= AIM =
With the pictures left out, copy the listing below exactly.

= COLLECTED MATERIAL =
========

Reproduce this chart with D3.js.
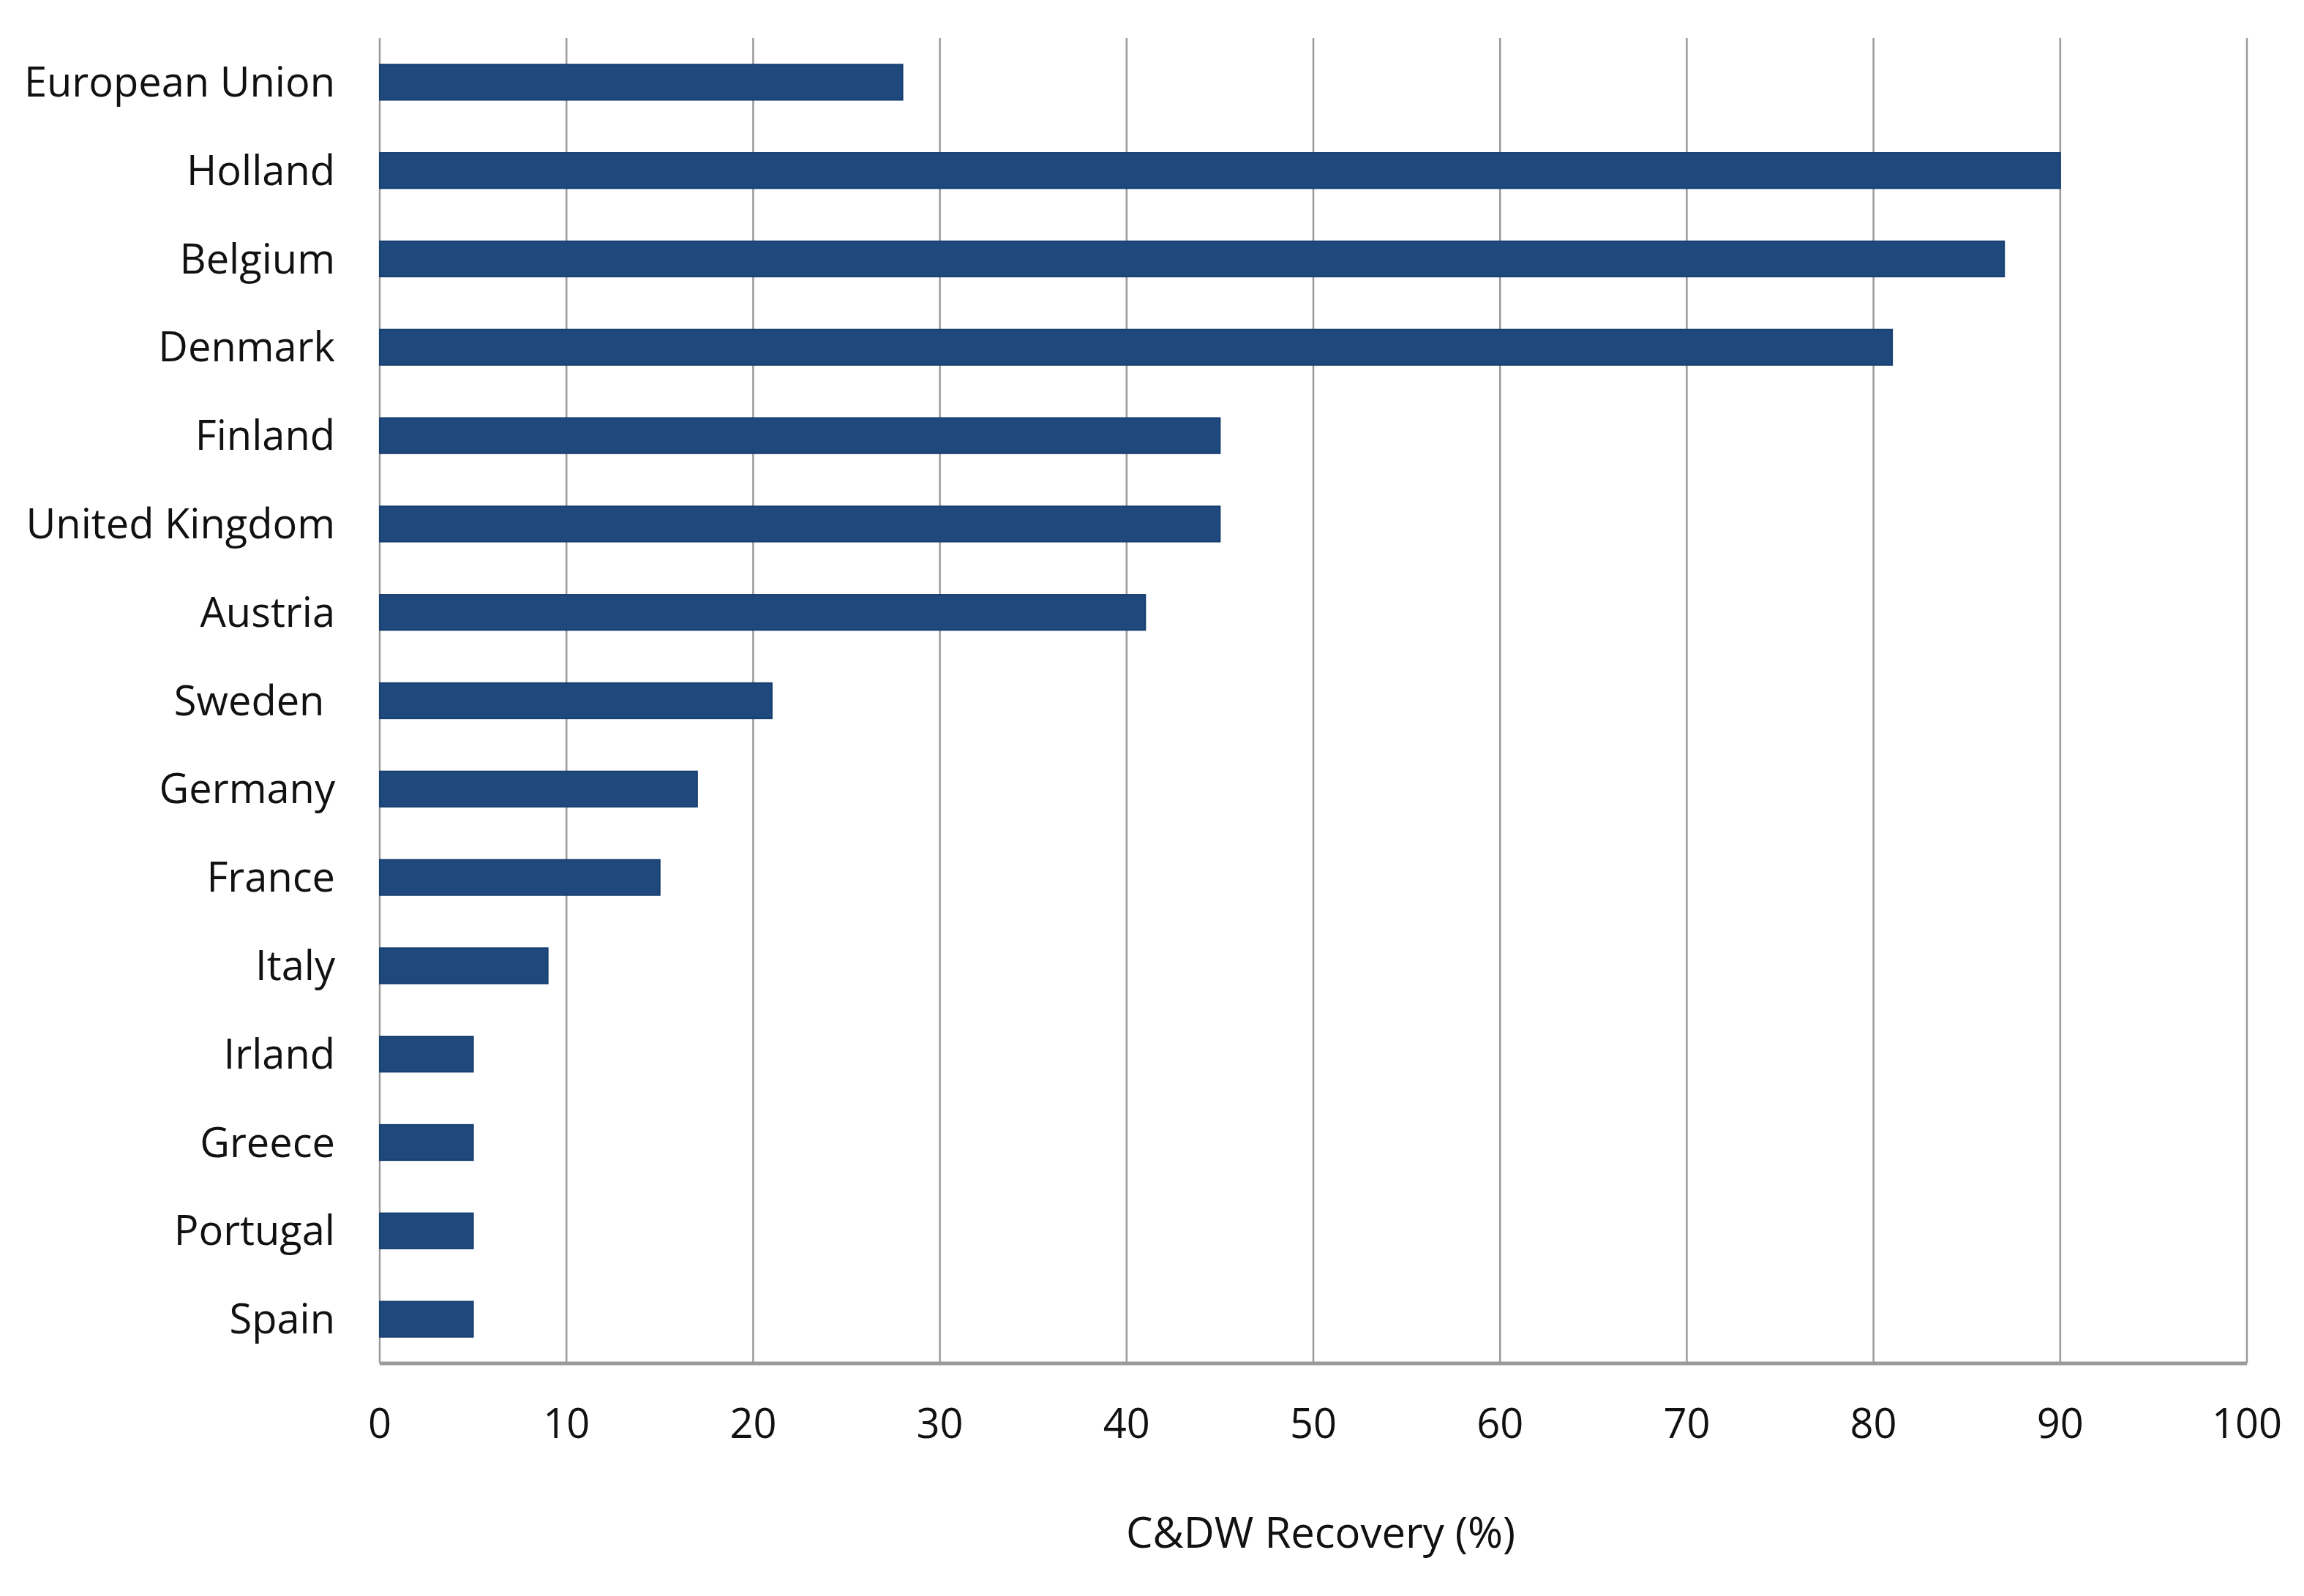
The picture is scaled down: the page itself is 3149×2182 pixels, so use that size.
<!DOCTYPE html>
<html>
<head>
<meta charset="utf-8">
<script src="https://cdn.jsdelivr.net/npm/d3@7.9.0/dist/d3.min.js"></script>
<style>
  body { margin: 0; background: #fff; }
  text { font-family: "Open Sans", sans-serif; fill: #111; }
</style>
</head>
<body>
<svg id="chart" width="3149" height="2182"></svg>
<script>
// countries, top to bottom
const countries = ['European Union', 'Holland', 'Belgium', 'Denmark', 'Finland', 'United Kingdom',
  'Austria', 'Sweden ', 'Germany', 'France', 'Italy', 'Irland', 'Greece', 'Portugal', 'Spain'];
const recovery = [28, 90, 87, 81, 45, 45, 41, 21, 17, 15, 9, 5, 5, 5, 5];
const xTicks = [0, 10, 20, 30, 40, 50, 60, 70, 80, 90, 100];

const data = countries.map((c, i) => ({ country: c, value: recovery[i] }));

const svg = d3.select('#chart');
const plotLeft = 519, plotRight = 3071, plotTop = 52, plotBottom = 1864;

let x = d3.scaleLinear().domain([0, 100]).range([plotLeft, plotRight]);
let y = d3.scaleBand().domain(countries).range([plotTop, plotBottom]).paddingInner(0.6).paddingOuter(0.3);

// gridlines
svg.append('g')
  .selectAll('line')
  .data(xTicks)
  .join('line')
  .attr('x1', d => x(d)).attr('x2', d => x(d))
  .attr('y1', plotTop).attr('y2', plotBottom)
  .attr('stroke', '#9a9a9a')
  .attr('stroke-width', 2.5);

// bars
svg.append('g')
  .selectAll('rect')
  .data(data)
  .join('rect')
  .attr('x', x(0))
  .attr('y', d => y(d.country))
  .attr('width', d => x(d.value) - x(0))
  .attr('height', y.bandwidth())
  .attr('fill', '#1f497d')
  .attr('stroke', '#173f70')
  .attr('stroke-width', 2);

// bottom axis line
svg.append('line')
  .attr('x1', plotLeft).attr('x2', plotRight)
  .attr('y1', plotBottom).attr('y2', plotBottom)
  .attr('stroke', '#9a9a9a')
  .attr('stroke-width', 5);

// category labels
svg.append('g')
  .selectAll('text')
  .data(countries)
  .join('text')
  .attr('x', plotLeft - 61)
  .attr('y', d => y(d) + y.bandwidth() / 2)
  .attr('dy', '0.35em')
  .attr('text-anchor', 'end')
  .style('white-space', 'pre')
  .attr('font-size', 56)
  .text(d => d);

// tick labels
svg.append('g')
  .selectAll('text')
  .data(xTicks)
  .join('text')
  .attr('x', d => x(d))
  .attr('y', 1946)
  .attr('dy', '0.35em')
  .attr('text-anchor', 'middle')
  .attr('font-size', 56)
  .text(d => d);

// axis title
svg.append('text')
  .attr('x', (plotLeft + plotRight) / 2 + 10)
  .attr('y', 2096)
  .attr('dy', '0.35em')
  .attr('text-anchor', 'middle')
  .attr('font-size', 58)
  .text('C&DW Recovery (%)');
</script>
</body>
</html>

========

= SOLUTION FOR THIS TASK =
Reproduce this chart with D3.js.
The picture is scaled down: the page itself is 3149×2182 pixels, so use that size.
<!DOCTYPE html>
<html>
<head>
<meta charset="utf-8">
<script src="https://cdn.jsdelivr.net/npm/d3@7.9.0/dist/d3.min.js"></script>
<style>
  body { margin: 0; background: #fff; }
  text { font-family: "Open Sans", sans-serif; fill: #111; }
</style>
</head>
<body>
<svg id="chart" width="3149" height="2182"></svg>
<script>
// countries, top to bottom
const countries = ['European Union', 'Holland', 'Belgium', 'Denmark', 'Finland', 'United Kingdom',
  'Austria', 'Sweden ', 'Germany', 'France', 'Italy', 'Irland', 'Greece', 'Portugal', 'Spain'];
const recovery = [28, 90, 87, 81, 45, 45, 41, 21, 17, 15, 9, 5, 5, 5, 5];
const xTicks = [0, 10, 20, 30, 40, 50, 60, 70, 80, 90, 100];

const data = countries.map((c, i) => ({ country: c, value: recovery[i] }));

const svg = d3.select('#chart');
const plotLeft = 519, plotRight = 3071, plotTop = 52, plotBottom = 1864;

let x = d3.scaleLinear().domain([0, 100]).range([plotLeft, plotRight]);
let y = d3.scaleBand().domain(countries).range([plotTop, plotBottom]).paddingInner(0.6).paddingOuter(0.3);

// gridlines
svg.append('g')
  .selectAll('line')
  .data(xTicks)
  .join('line')
  .attr('x1', d => x(d)).attr('x2', d => x(d))
  .attr('y1', plotTop).attr('y2', plotBottom)
  .attr('stroke', '#9a9a9a')
  .attr('stroke-width', 2.5);

// bars
svg.append('g')
  .selectAll('rect')
  .data(data)
  .join('rect')
  .attr('x', x(0))
  .attr('y', d => y(d.country))
  .attr('width', d => x(d.value) - x(0))
  .attr('height', y.bandwidth())
  .attr('fill', '#1f497d')
  .attr('stroke', '#173f70')
  .attr('stroke-width', 2);

// bottom axis line
svg.append('line')
  .attr('x1', plotLeft).attr('x2', plotRight)
  .attr('y1', plotBottom).attr('y2', plotBottom)
  .attr('stroke', '#9a9a9a')
  .attr('stroke-width', 5);

// category labels
svg.append('g')
  .selectAll('text')
  .data(countries)
  .join('text')
  .attr('x', plotLeft - 61)
  .attr('y', d => y(d) + y.bandwidth() / 2)
  .attr('dy', '0.35em')
  .attr('text-anchor', 'end')
  .style('white-space', 'pre')
  .attr('font-size', 56)
  .text(d => d);

// tick labels
svg.append('g')
  .selectAll('text')
  .data(xTicks)
  .join('text')
  .attr('x', d => x(d))
  .attr('y', 1946)
  .attr('dy', '0.35em')
  .attr('text-anchor', 'middle')
  .attr('font-size', 56)
  .text(d => d);

// axis title
svg.append('text')
  .attr('x', (plotLeft + plotRight) / 2 + 10)
  .attr('y', 2096)
  .attr('dy', '0.35em')
  .attr('text-anchor', 'middle')
  .attr('font-size', 58)
  .text('C&DW Recovery (%)');
</script>
</body>
</html>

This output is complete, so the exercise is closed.